Collected material =>
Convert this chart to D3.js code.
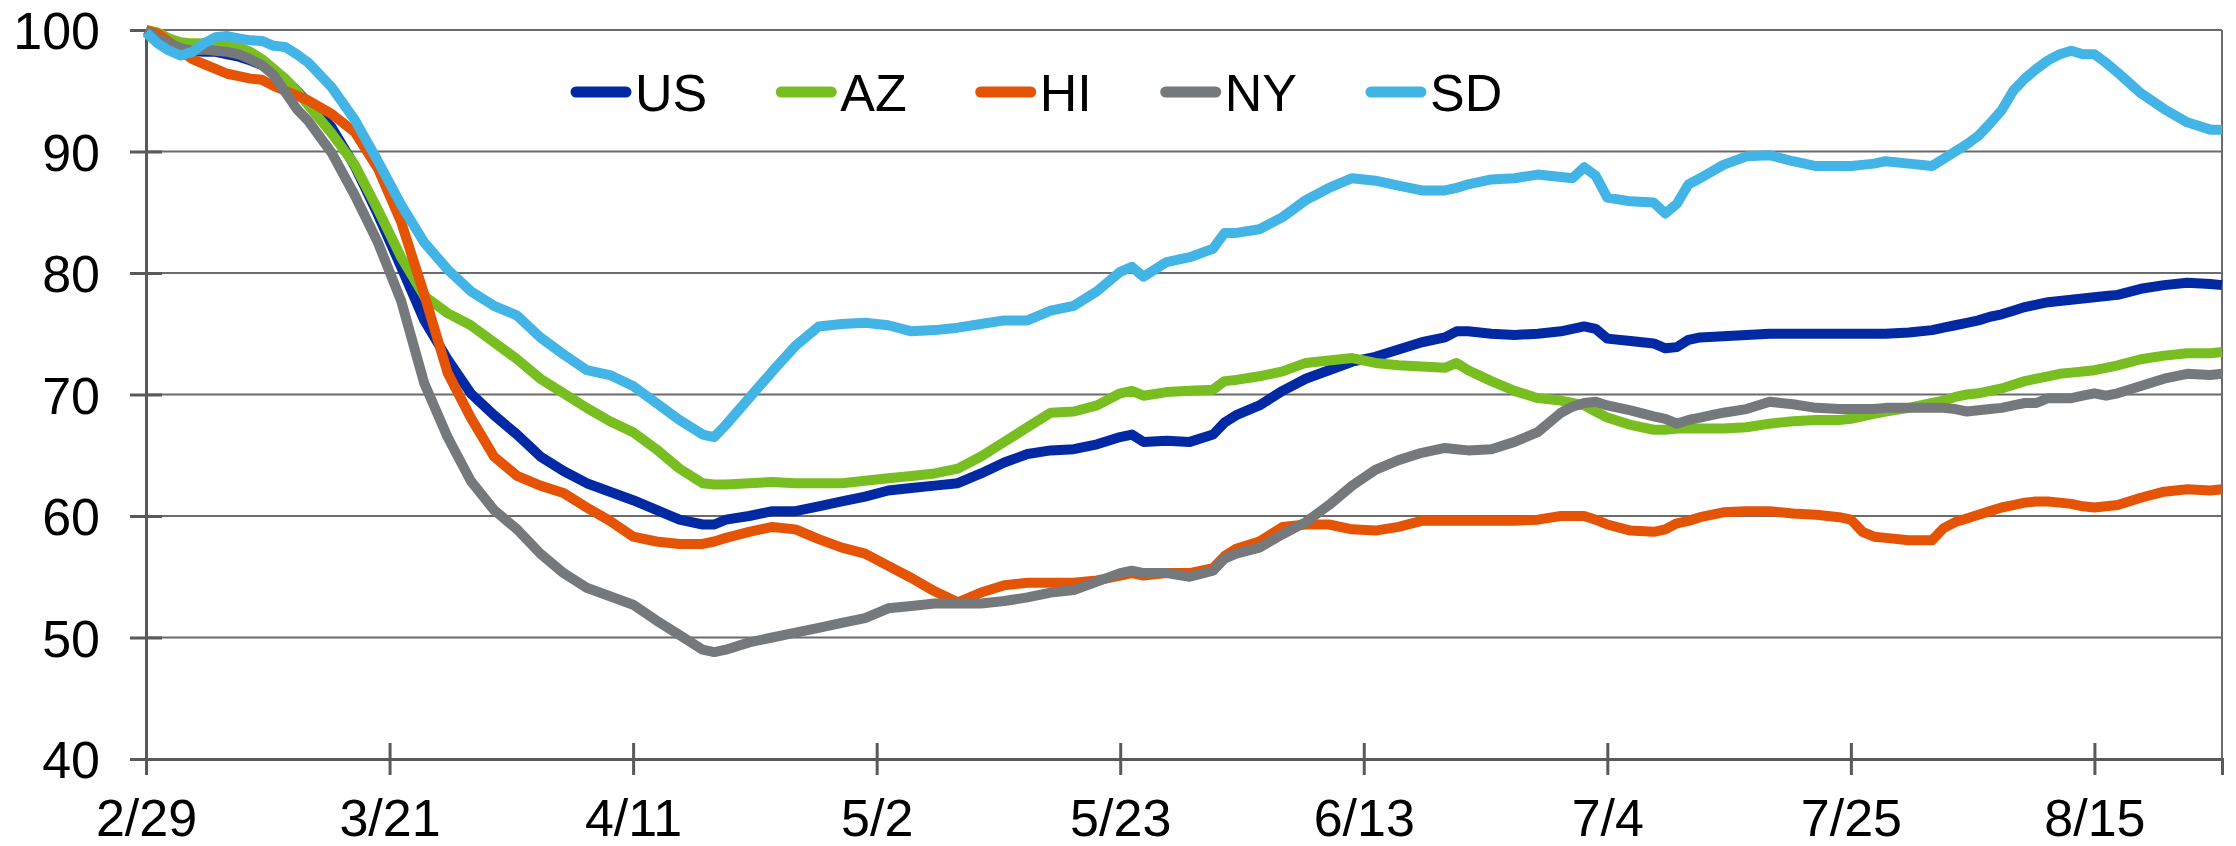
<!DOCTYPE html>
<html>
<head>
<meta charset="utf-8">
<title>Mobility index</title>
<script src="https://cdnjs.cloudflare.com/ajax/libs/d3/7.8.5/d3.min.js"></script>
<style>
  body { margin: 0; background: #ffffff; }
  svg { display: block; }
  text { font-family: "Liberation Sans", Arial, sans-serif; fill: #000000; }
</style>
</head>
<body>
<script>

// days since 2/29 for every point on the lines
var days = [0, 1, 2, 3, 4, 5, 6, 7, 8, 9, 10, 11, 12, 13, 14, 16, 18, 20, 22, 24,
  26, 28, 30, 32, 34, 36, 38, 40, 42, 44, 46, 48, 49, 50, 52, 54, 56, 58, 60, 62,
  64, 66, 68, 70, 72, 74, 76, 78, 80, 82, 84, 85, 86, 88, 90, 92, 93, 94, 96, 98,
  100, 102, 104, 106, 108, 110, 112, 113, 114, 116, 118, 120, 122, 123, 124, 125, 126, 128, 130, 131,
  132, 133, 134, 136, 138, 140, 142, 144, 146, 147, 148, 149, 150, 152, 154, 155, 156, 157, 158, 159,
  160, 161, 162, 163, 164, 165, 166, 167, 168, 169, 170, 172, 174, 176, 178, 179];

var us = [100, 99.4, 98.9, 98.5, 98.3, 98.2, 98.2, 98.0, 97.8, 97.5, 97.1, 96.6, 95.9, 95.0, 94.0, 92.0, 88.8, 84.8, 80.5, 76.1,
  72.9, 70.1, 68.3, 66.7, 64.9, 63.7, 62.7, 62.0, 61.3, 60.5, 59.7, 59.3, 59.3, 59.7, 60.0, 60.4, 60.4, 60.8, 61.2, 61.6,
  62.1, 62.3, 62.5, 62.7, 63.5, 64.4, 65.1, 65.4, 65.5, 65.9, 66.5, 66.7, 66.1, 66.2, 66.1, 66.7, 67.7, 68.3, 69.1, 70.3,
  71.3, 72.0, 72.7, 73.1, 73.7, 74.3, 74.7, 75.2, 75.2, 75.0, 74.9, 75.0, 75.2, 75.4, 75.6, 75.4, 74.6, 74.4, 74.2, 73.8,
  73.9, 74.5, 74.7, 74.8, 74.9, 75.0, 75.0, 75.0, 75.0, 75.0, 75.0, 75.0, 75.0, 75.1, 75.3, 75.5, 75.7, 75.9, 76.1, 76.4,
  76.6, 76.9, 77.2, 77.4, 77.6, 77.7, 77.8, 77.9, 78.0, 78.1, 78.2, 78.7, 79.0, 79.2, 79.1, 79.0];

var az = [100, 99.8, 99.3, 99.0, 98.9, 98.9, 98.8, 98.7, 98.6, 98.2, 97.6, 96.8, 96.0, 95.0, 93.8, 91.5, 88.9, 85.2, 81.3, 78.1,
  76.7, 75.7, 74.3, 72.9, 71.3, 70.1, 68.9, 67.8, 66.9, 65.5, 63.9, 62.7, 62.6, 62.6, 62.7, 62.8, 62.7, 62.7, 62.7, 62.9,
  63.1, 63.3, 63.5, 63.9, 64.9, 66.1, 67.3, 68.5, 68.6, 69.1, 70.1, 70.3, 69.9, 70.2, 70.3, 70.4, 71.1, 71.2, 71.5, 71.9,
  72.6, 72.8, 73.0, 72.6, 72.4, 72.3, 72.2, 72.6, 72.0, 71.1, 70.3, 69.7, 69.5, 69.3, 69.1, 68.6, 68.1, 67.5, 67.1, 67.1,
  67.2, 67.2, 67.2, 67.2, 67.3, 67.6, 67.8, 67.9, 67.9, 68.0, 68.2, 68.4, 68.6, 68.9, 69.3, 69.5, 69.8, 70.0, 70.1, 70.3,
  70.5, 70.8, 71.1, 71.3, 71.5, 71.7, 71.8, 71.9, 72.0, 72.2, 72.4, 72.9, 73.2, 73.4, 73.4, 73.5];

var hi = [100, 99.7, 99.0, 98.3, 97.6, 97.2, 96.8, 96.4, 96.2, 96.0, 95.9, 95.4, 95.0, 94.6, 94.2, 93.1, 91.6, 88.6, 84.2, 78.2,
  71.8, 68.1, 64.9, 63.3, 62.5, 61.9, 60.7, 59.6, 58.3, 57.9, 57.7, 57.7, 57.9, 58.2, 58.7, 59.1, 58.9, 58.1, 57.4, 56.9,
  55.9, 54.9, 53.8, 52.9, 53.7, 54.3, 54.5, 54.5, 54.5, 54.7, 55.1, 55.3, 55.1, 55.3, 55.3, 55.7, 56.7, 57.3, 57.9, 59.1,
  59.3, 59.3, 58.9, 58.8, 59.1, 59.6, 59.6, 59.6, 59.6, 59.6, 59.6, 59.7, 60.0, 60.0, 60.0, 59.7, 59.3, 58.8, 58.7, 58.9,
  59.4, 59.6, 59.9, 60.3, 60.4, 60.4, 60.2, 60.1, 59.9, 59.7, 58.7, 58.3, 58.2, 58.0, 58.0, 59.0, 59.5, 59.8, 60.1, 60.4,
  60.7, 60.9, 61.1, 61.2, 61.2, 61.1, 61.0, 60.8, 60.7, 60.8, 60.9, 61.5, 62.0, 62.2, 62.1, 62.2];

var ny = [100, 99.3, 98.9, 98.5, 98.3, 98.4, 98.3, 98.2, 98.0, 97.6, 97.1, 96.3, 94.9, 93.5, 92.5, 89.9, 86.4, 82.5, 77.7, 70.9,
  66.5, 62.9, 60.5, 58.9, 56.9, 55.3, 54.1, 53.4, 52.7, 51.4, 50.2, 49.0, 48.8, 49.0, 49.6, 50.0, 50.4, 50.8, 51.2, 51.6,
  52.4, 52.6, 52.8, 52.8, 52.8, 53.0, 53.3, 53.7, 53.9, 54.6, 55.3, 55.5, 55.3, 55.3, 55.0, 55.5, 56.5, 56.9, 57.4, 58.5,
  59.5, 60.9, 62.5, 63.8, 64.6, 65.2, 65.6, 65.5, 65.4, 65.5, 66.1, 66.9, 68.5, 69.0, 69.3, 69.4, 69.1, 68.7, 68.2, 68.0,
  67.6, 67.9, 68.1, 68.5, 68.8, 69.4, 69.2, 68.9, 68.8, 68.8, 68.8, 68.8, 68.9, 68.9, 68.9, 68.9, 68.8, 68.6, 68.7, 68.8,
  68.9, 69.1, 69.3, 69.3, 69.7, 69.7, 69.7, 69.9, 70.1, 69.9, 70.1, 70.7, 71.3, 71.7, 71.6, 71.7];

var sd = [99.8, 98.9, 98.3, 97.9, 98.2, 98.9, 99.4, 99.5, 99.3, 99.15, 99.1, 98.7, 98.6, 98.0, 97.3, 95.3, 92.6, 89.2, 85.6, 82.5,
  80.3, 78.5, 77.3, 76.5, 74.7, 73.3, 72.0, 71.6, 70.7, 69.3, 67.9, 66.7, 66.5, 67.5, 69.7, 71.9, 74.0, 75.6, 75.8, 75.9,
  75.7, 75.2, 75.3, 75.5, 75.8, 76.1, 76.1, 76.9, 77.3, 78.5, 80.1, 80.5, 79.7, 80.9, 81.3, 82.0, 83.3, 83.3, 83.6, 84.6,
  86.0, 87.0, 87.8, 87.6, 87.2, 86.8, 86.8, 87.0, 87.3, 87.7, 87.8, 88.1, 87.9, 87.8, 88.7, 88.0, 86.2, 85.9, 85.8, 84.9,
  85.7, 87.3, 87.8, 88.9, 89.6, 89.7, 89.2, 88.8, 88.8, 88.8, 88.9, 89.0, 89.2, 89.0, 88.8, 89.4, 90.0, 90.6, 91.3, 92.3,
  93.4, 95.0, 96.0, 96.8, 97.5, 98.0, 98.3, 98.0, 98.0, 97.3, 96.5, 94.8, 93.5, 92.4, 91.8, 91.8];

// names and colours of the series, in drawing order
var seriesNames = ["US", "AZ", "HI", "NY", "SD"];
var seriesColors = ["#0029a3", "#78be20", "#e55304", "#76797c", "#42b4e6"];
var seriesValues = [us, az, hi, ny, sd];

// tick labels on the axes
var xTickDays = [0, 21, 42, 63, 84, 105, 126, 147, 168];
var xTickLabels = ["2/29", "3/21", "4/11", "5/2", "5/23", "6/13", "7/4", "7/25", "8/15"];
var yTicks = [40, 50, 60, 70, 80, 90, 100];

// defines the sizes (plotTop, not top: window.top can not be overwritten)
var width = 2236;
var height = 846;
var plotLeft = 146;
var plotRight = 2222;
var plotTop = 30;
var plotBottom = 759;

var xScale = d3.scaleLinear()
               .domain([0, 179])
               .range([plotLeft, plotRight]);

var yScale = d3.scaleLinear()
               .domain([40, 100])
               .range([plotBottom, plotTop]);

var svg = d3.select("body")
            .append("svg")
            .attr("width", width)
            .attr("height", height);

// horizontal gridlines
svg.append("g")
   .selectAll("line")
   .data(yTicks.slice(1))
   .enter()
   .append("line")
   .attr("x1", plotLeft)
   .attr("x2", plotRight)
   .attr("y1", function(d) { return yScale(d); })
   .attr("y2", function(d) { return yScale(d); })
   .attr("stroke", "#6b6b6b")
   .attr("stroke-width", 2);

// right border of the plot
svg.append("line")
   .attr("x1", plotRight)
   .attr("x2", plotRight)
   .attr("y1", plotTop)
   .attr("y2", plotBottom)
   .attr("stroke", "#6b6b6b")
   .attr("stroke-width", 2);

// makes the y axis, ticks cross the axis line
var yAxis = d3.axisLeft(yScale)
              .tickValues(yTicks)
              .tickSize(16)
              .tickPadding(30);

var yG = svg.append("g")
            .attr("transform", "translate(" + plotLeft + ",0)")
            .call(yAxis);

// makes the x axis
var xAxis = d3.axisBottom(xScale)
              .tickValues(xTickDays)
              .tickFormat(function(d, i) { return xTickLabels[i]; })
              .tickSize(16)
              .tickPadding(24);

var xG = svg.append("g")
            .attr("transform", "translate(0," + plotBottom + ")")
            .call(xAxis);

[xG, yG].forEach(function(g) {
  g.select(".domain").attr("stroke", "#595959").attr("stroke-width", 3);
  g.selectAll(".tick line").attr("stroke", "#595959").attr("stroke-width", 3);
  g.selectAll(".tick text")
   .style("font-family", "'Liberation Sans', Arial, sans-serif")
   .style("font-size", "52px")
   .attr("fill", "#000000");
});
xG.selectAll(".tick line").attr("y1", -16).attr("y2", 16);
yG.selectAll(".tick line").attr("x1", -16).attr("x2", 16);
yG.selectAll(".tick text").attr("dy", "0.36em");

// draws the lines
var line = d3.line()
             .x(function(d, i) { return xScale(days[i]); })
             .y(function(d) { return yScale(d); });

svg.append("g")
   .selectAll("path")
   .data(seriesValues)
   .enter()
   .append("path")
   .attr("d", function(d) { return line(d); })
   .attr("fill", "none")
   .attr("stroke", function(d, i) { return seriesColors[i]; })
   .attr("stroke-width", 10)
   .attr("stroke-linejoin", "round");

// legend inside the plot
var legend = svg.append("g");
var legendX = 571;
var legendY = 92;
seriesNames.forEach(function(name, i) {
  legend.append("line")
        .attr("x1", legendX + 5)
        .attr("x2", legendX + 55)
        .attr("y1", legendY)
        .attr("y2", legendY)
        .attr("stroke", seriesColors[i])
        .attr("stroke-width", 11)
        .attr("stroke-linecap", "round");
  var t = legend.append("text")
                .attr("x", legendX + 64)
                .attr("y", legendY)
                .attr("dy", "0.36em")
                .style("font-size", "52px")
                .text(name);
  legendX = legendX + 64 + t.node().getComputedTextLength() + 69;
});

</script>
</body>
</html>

Directions => With the pictures left out, restate word for word every line of the data above, from the first down to the line that contains "79.2, 79.1, 79.0];".

Result =>
Convert this chart to D3.js code.
<!DOCTYPE html>
<html>
<head>
<meta charset="utf-8">
<title>Mobility index</title>
<script src="https://cdnjs.cloudflare.com/ajax/libs/d3/7.8.5/d3.min.js"></script>
<style>
  body { margin: 0; background: #ffffff; }
  svg { display: block; }
  text { font-family: "Liberation Sans", Arial, sans-serif; fill: #000000; }
</style>
</head>
<body>
<script>

// days since 2/29 for every point on the lines
var days = [0, 1, 2, 3, 4, 5, 6, 7, 8, 9, 10, 11, 12, 13, 14, 16, 18, 20, 22, 24,
  26, 28, 30, 32, 34, 36, 38, 40, 42, 44, 46, 48, 49, 50, 52, 54, 56, 58, 60, 62,
  64, 66, 68, 70, 72, 74, 76, 78, 80, 82, 84, 85, 86, 88, 90, 92, 93, 94, 96, 98,
  100, 102, 104, 106, 108, 110, 112, 113, 114, 116, 118, 120, 122, 123, 124, 125, 126, 128, 130, 131,
  132, 133, 134, 136, 138, 140, 142, 144, 146, 147, 148, 149, 150, 152, 154, 155, 156, 157, 158, 159,
  160, 161, 162, 163, 164, 165, 166, 167, 168, 169, 170, 172, 174, 176, 178, 179];

var us = [100, 99.4, 98.9, 98.5, 98.3, 98.2, 98.2, 98.0, 97.8, 97.5, 97.1, 96.6, 95.9, 95.0, 94.0, 92.0, 88.8, 84.8, 80.5, 76.1,
  72.9, 70.1, 68.3, 66.7, 64.9, 63.7, 62.7, 62.0, 61.3, 60.5, 59.7, 59.3, 59.3, 59.7, 60.0, 60.4, 60.4, 60.8, 61.2, 61.6,
  62.1, 62.3, 62.5, 62.7, 63.5, 64.4, 65.1, 65.4, 65.5, 65.9, 66.5, 66.7, 66.1, 66.2, 66.1, 66.7, 67.7, 68.3, 69.1, 70.3,
  71.3, 72.0, 72.7, 73.1, 73.7, 74.3, 74.7, 75.2, 75.2, 75.0, 74.9, 75.0, 75.2, 75.4, 75.6, 75.4, 74.6, 74.4, 74.2, 73.8,
  73.9, 74.5, 74.7, 74.8, 74.9, 75.0, 75.0, 75.0, 75.0, 75.0, 75.0, 75.0, 75.0, 75.1, 75.3, 75.5, 75.7, 75.9, 76.1, 76.4,
  76.6, 76.9, 77.2, 77.4, 77.6, 77.7, 77.8, 77.9, 78.0, 78.1, 78.2, 78.7, 79.0, 79.2, 79.1, 79.0];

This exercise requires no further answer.